Pour Mohamed Chiguer, membre du Comité central du PPS, l’effort du gouvernement dans le domaine social est important, mais reste insuffisant. Et de souligner que la pauvreté a certes diminué, mais les inégalités n’ont cessé de s’aggraver. Le Maroc n’a de choix que de réhabiliter le concept de développement, insiste-t-il.
Al-Bayane : Quelle évaluation faites-vous du bilan du gouvernement concernant le volet social ?
-Mohammed Chiguer : L’effort du gouvernement dans le domaine social est important, mais insuffisant. Tant que l’Etat marocain ne place pas l’homme (le citoyen) au cœur de sa politique économique, la question sociale continuera à peser et risquerait même de mettre à mal la cohésion sociale. Des efforts ont été accomplis, mais les résultats obtenus sont en deçà des attentes en raison de l’importance du déficit social. Le domaine social compte une « armée » d’intervenants, mobilise des fonds non négligeables et pourtant, il ne s’améliore qu’à la marge. Ce domaine exige plus que jamais une révision profonde. La pauvreté a certes diminué, mais les inégalités n’ont cessé de s’aggraver. Le Maroc n’a de choix que de réhabiliter le concept de développement. La croissance, à elle seule, risque de rendre ce déficit insoutenable. Le Maroc a intérêt de reconsidérer sa perception des dépenses sociales pour les assimiler à l’investissement social. Il doit se rendre à l’évidence et admettre que la ressource humaine est la seule vraie richesse.
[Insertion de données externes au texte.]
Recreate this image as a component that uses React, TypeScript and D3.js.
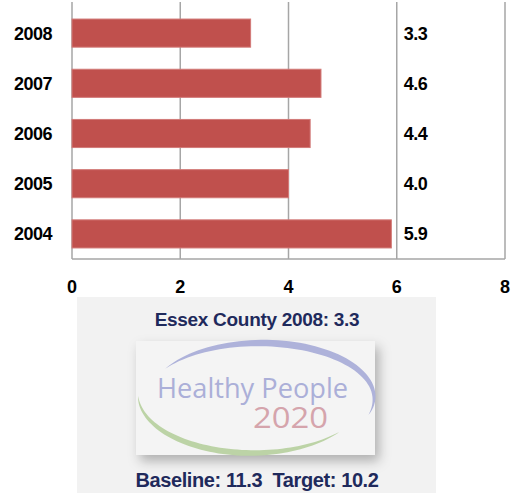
import React from "react";
import * as d3 from "d3";

const years = ["2008", "2007", "2006", "2005", "2004"];
const rates = [3.3, 4.6, 4.4, 4.0, 5.9];
const rateLabels = ["3.3", "4.6", "4.4", "4.0", "5.9"];
const xTicks = [0, 2, 4, 6, 8];
const countyText = "Essex County 2008: 3.3";
const goalText = "Baseline: 11.3  Target: 10.2";

const W = 511;
const H = 495;
const FONT = "'Liberation Sans', Arial, sans-serif";
const NAVY = "#1f2a5c";

// tapered elliptical stroke for the logo swooshes
const swoosh = (cx: number, cy: number, rx: number, ry: number, a0: number, a1: number, wmax: number) => {
  const n = 60;
  const outer: [number, number][] = [];
  const inner: [number, number][] = [];
  for (let i = 0; i <= n; i++) {
    const f = i / n;
    const a = ((a0 + (a1 - a0) * f) * Math.PI) / 180;
    const w = wmax * Math.pow(Math.sin(Math.PI * f), 0.8);
    outer.push([cx + (rx + w / 2) * Math.cos(a), cy + (ry + w / 2) * Math.sin(a)]);
    inner.push([cx + (rx - w / 2) * Math.cos(a), cy + (ry - w / 2) * Math.sin(a)]);
  }
  return d3.line()([...outer, ...inner.reverse()]) + "Z";
};

const App: React.FC = () => {
  const x = d3.scaleLinear().domain([0, 8]).range([72, 505]);
  const y = d3.scaleBand().domain(years).range([8, 259]).paddingInner(0.44).paddingOuter(0.22);

  const label = {
    fontFamily: FONT,
    fontWeight: "bold" as const,
    fontSize: 18,
    letterSpacing: -0.5,
    fill: "#000",
  };

  return (
    <svg width={W} height={H} style={{ position: "absolute", left: 0, top: 0 }}>
      <defs>
        <filter id="shadow" x="-20%" y="-20%" width="140%" height="150%">
          <feDropShadow dx="4" dy="6" stdDeviation="6" floodColor="#000" floodOpacity="0.28" />
        </filter>
      </defs>
      <rect width={W} height={H} fill="#fff" />

      {/* gridlines */}
      {xTicks.map((t) => (
        <line key={t} x1={x(t)} x2={x(t)} y1={2} y2={259} stroke="#a6a6a6" strokeWidth={1.5} />
      ))}
      <line x1={x(0)} x2={x(8)} y1={259} y2={259} stroke="#a6a6a6" strokeWidth={1.5} />

      {/* bars */}
      {years.map((yr, i) => (
        <rect
          key={yr}
          x={x(0)}
          y={y(yr)}
          width={x(rates[i]) - x(0)}
          height={y.bandwidth()}
          fill="#c0504d"
          stroke="#d27a78"
          strokeWidth={1}
        />
      ))}

      {/* category labels */}
      {years.map((yr) => (
        <text key={yr} x={52} y={y(yr)! + y.bandwidth() / 2} dy="0.36em" textAnchor="end" {...label}>
          {yr}
        </text>
      ))}

      {/* value labels */}
      {years.map((yr, i) => (
        <text key={yr} x={x(6) + 7} y={y(yr)! + y.bandwidth() / 2} dy="0.36em" {...label}>
          {rateLabels[i]}
        </text>
      ))}

      {/* x tick labels */}
      {xTicks.map((t) => (
        <text key={t} x={x(t)} y={287} dy="0.36em" textAnchor="middle" {...label} letterSpacing={0}>
          {t}
        </text>
      ))}

      {/* Healthy People panel */}
      <rect x={77} y={297} width={359} height={196} fill="#f2f2f2" />
      <text
        x={257}
        y={319}
        dy="0.36em"
        textAnchor="middle"
        fontFamily={FONT}
        fontWeight="bold"
        fontSize={19}
        fill={NAVY}
        letterSpacing={-0.3}
      >
        {countyText}
      </text>

      <rect x={136} y={341} width={239} height={114} fill="#f4f4f4" filter="url(#shadow)" />
      <path d={swoosh(261, 398, 113, 55, 212, 378, 7)} fill="#aeb2da" />
      <path d={swoosh(252, 394, 114, 59, 178, 40, 6)} fill="#bcd3a6" />
      <text x={157} y={398} fontFamily="'Open Sans', sans-serif" fontSize={28} fill="#abafd8" textLength={191} lengthAdjust="spacingAndGlyphs">
        Healthy People
      </text>
      <text x={253} y={428} fontFamily="'Open Sans', sans-serif" fontSize={30} fill="#d5a4ac" textLength={75} lengthAdjust="spacingAndGlyphs">
        2020
      </text>

      <text
        x={257}
        y={480}
        dy="0.36em"
        textAnchor="middle"
        fontFamily={FONT}
        fontWeight="bold"
        fontSize={20}
        fill={NAVY}
        letterSpacing={-0.4}
        style={{ whiteSpace: "pre" }}
      >
        {goalText}
      </text>
    </svg>
  );
};

export default App;
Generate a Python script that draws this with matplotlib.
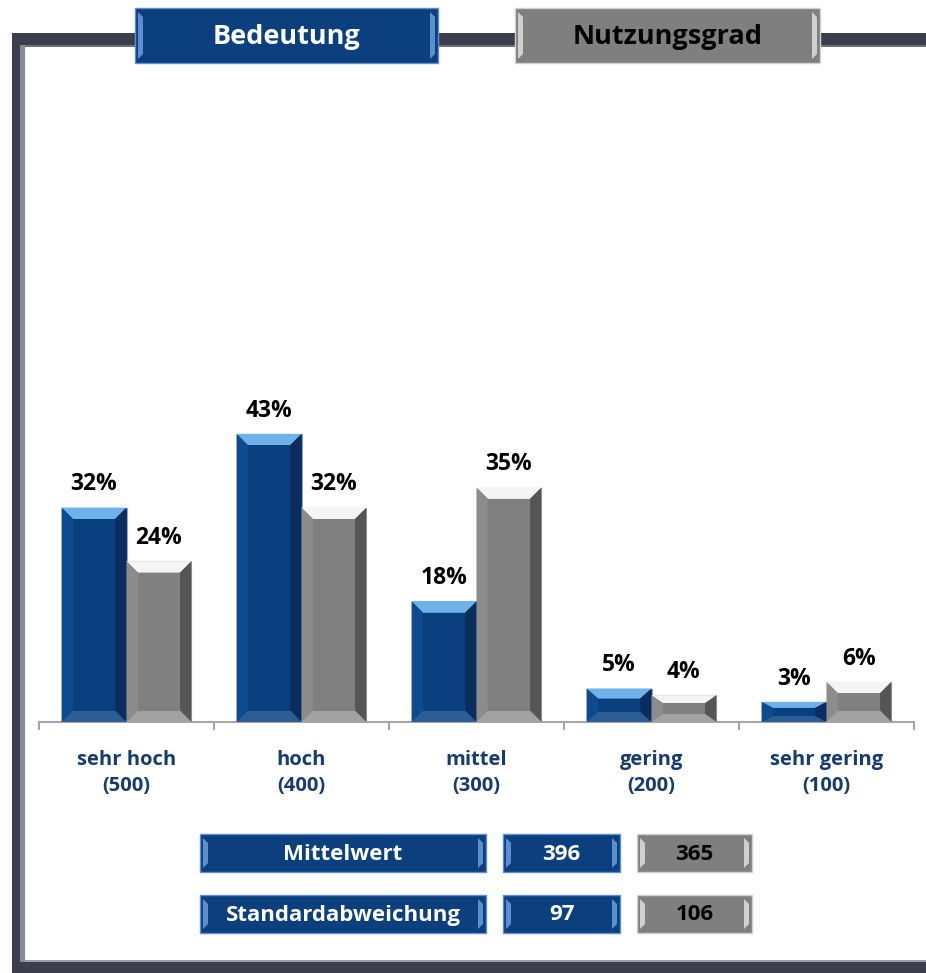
import numpy as np
import matplotlib
matplotlib.use("Agg")
import matplotlib.pyplot as plt
from matplotlib.patches import Rectangle, Polygon

plt.rcParams['font.family'] = ['Open Sans', 'DejaVu Sans']

# survey answers (share of respondents in %)
categories = ["sehr hoch\n(500)", "hoch\n(400)", "mittel\n(300)", "gering\n(200)", "sehr gering\n(100)"]
bedeutung = [32, 43, 18, 5, 3]
nutzungsgrad = [24, 32, 35, 4, 6]
series_names = ["Bedeutung", "Nutzungsgrad"]

stat_names = ["Mittelwert", "Standardabweichung"]
stat_bedeutung = [396, 97]
stat_nutzung = [365, 106]

BLUE = "#0b3f7e"
GRAY = "#7f7f7f"
LABEL_BLUE = "#163c6e"
FRAME = "#3b3f4d"

W, H = 926, 973
fig = plt.figure(figsize=(W / 100, H / 100), dpi=100)

# pixel-space overlay for frame, legend and statistic boxes
bg = fig.add_axes([0, 0, 1, 1])
bg.set_xlim(0, W)
bg.set_ylim(H, 0)
bg.axis("off")

# frame
bg.add_patch(Rectangle((12, 33), W - 12, 12, color=FRAME, lw=0))
bg.add_patch(Rectangle((12, 33), 13, H - 33, color=FRAME, lw=0))
bg.add_patch(Rectangle((12, 962), W - 12, 11, color=FRAME, lw=0))
bg.add_patch(Rectangle((20, 45), 5, 917, color="#868a98", lw=0))
bg.add_patch(Rectangle((25, 45), W - 25, 2, color="#6d717f", lw=0))
bg.add_patch(Rectangle((25, 960), W - 25, 2, color="#9a9dab", lw=0))


def bevel_box(x0, y0, w, h, face, edge_light, text, tcolor, size):
    bg.add_patch(Rectangle((x0, y0), w, h, facecolor=face,
                           edgecolor=edge_light, lw=1.0, zorder=3))
    s = 5
    for xs in (x0 + 3, x0 + w - 3 - s):
        bg.add_patch(Polygon([(xs, y0 + 4), (xs + s, y0 + 9),
                              (xs + s, y0 + h - 9), (xs, y0 + h - 4)],
                             closed=True, facecolor=edge_light, lw=0, zorder=4))
    bg.text(x0 + w / 2, y0 + h / 2 + 1, text, color=tcolor, fontsize=size,
            fontweight="bold", ha="center", va="center", zorder=5)


# series legend at the top
bevel_box(135, 8, 303, 55, BLUE, "#5b8fcf", series_names[0], "white", 19.5)
bevel_box(515, 8, 305, 55, GRAY, "#d0d0d0", series_names[1], "black", 19.5)

# statistics table
row_y = [834, 895]
for i, name in enumerate(stat_names):
    bevel_box(200, row_y[i], 286, 38, BLUE, "#5b8fcf", name, "white", 16)
    bevel_box(503, row_y[i], 117, 38, BLUE, "#5b8fcf", str(stat_bedeutung[i]), "white", 16)
    bevel_box(637, row_y[i], 115, 38, GRAY, "#d0d0d0", str(stat_nutzung[i]), "black", 16)

# bar chart
ax = fig.add_axes([39 / W, (H - 722) / H, 875 / W, 335 / H])
ax.patch.set_alpha(0)
x = np.arange(len(categories))
bw = 0.371
bars_b = ax.bar(x - bw, bedeutung, bw, align="edge", color=BLUE,
                edgecolor="#8ea6c6", lw=0.8, zorder=2)
bars_n = ax.bar(x, nutzungsgrad, bw, align="edge", color=GRAY,
                edgecolor="#b5b5b5", lw=0.8, zorder=2)

bx, by_max = 0.065, 1.7


def bevel_bar(bar, top, left, right, bottom, face):
    x0 = bar.get_x()
    x1 = x0 + bar.get_width()
    h = bar.get_height()
    by = min(by_max, h * 0.3)
    pieces = [
        ([(x0, h), (x1, h), (x1 - bx, h - by), (x0 + bx, h - by)], top),
        ([(x1, h), (x1, 0), (x1 - bx, by), (x1 - bx, h - by)], right),
        ([(x0, h), (x0, 0), (x0 + bx, by), (x0 + bx, h - by)], left),
        ([(x0, 0), (x1, 0), (x1 - bx, by), (x0 + bx, by)], bottom),
        ([(x0 + bx, by), (x1 - bx, by), (x1 - bx, h - by), (x0 + bx, h - by)], face),
    ]
    for pts, c in pieces:
        ax.add_patch(Polygon(pts, closed=True, facecolor=c, lw=0, zorder=3))


for b in bars_b:
    bevel_bar(b, "#6fb2ea", "#0e4a8f", "#0a2d5e", "#2d5d95", "#0a3f7f")
for b in bars_n:
    bevel_bar(b, "#f4f4f4", "#8c8c8c", "#555555", "#a2a2a2", "#808080")

for bars, vals in ((bars_b, bedeutung), (bars_n, nutzungsgrad)):
    for b, v in zip(bars, vals):
        ax.annotate(f"{v}%", (b.get_x() + b.get_width() / 2, v),
                    xytext=(0, 8), textcoords="offset points",
                    ha="center", va="bottom", fontsize=16.5, fontweight="bold")

ax.set_xlim(-0.5, len(categories) - 0.5)
ax.set_ylim(0, 50)
for s in ("top", "right", "left"):
    ax.spines[s].set_visible(False)
ax.spines["bottom"].set_color("#a6a6a6")
ax.spines["bottom"].set_linewidth(1.5)
ax.set_yticks([])
ax.set_xticks(np.arange(len(categories) + 1) - 0.5)
ax.set_xticklabels([])
ax.tick_params(axis="x", length=6, width=1.5, color="#a6a6a6", direction="out")
for xi, cat in zip(x, categories):
    ax.annotate(cat, (xi, 0), xytext=(0, -20), textcoords="offset points",
                ha="center", va="top", fontsize=14.5, fontweight="bold",
                color=LABEL_BLUE, linespacing=1.4)

fig.savefig("out.png", dpi=100)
-Le Premier ministre a mis l’accent sur une approche globale pour améliorer le pouvoir d’achat, qu’est-ce que vous en pensez ?
L’approche globale s’impose. Seulement cette approche ne peut prendre toute sa signification que dans le cadre du processus de développement. Il est difficile de parler approche globale, alors que le pays se désindustrialise (la part de l’industrie dans le PIB est en baisse constante). Il est difficile de parler approche globale alors que l’Urbain se ruralise. Il est difficile de parler approche globale alors que l’enseignement est le moins qu’on puisse dire, dans une situation catastrophique. Il est difficile de parler approche globale sans le respect du droit…Il ne s’agit pas là d’une critique, mais d’un constat. Il serait indécent de ma part de faire supporter au Premier ministre la responsabilité de cette situation qui est en fait le résultat d’une accumulation
-La lutte contre le chômage a-t-elle sa place dans la politique du gouvernement ?
Il n’y a pas dans le monde un seul gouvernement qui ne cherche pas à lutter contre le chômage. Mais la plus belle fille du monde ne peut donner que ce qu’elle a. Je dois dire, au risque de me répéter, que sans une politique de développement basée sur l’industrialisation du pays, la généralisation du salariat et la promotion de la R&D, le chômage, mais aussi la faiblesse du pouvoir d’achat des Marocains resteraient une tare de l’économie marocaine.
-Dans ce sillage, et au-delà des propos du Premier ministre qu’en est- il du système de santé ?
A croire les professionnels, ce système n’est pas au point pour ne pas dire plus.
-Estimez-vous que les actions du gouvernement en matière de la réforme du système éducatif sont suffisantes ?
C’est là où le bât blesse. Nous avons un système à plusieurs vitesses. Le jour où les Marocains ne se bousculeront plus devant les écoles de la mission, ce jour là le gouvernement peut se targuer de sa politique éducative. L’école publique marocaine est en crise. L’une des manifestations de cette crise est l’état où se trouve actuellement l’ascenseur social. La mise à niveau de l’infrastructure éducative est nécessaire, mais insuffisante. Il faut garantir aux Marocains et Marocaines, tous les Marocains et à toutes les Marocaines, une formation de qualité. Il faut donner à tous les Marocains et à toutes les Marocaines la même chance pour faire valoir leurs potentialités et pour qu’ils puissent avoir droit au rêve. Nombreux sont les Marocains, notamment les plus jeunes, qui ne rêvent plus .Un peuple qui ne rêve pas s’expose à des risques majeurs.